Reputation: 313
I created an abstract class and then created child classes that inherit this abstract class.
class A{
public:
virtual A* clone() const = 0;
virtual A* create() const = 0;
~virtual A(){};
// etc.
private:
A(){};
};
child classes
class B: public A{};
class C: public A{};
I can now populate a vector with these classes using a pointer of type A and access the child classes via polymorphism.
vector<A*> Pntr;
The problem is I want each child class to deal with its own memory release, kind of like RAII. However RAII doesn't work with virtual destructors. Is there a way I can do this?
Upvotes: 0
Views: 481
Reputation: 303117
However RAII doesn't work with virtual destructors.
Of course it does. The virtual
-ness of the destructor doesn't matter. You just need to actually call it. When raw pointers go out of scope, they don't destroy the object they point to.
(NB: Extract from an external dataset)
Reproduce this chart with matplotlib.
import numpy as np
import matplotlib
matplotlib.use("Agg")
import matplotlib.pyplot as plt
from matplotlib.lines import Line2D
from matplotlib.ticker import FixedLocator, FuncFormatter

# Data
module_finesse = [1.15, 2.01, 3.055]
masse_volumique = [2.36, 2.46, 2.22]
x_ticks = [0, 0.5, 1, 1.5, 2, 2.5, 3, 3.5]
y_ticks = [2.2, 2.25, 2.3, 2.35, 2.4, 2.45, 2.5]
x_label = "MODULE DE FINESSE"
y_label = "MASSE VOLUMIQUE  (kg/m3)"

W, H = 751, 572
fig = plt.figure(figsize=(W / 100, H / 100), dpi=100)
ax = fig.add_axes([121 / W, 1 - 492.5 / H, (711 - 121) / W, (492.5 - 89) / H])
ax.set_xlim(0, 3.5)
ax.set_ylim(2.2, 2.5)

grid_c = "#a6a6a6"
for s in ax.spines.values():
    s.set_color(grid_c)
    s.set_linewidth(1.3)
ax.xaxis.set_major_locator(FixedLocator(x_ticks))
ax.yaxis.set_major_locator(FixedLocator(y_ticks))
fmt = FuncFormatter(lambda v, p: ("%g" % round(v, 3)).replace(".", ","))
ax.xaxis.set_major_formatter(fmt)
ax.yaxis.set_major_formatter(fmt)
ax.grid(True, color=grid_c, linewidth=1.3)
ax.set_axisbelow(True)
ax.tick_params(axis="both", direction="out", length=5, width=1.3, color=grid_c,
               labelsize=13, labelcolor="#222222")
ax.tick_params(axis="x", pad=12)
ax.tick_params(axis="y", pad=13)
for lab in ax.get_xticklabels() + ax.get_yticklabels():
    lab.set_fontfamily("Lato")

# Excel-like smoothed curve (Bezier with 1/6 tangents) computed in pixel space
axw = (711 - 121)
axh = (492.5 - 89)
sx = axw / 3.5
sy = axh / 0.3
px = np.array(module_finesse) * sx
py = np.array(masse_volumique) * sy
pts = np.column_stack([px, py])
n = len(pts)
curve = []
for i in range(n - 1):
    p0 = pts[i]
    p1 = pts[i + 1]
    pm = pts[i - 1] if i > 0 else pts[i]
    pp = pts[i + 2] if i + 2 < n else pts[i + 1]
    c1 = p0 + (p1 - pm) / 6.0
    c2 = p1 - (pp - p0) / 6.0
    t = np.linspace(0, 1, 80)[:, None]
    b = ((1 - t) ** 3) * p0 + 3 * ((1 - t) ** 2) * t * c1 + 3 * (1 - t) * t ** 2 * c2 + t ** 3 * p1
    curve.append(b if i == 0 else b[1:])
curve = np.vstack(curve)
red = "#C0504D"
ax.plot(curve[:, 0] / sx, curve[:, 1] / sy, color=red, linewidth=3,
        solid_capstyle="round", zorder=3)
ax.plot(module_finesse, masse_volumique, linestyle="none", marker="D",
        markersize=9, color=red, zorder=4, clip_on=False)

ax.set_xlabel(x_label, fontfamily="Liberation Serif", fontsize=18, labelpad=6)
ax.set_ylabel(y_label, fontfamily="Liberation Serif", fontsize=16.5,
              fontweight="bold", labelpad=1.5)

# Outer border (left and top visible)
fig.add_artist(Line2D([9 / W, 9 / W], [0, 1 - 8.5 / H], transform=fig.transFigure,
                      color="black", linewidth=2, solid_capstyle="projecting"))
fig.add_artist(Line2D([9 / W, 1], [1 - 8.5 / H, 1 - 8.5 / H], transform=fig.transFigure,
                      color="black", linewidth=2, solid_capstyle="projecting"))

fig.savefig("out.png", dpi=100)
That's what unique_ptr
is for:
std::vector<std::unique_ptr<A>> pointers;
When that vector goes out of scope, all of the unique_ptr<A>
's will get destroyed, which will delete
all the underlying raw pointers they own, which will call the destructors of B
or C
(or ...) as appropriate and free all of the memory.
Side-note: virtual A()
is wrong; you cannot have a virtual constructor.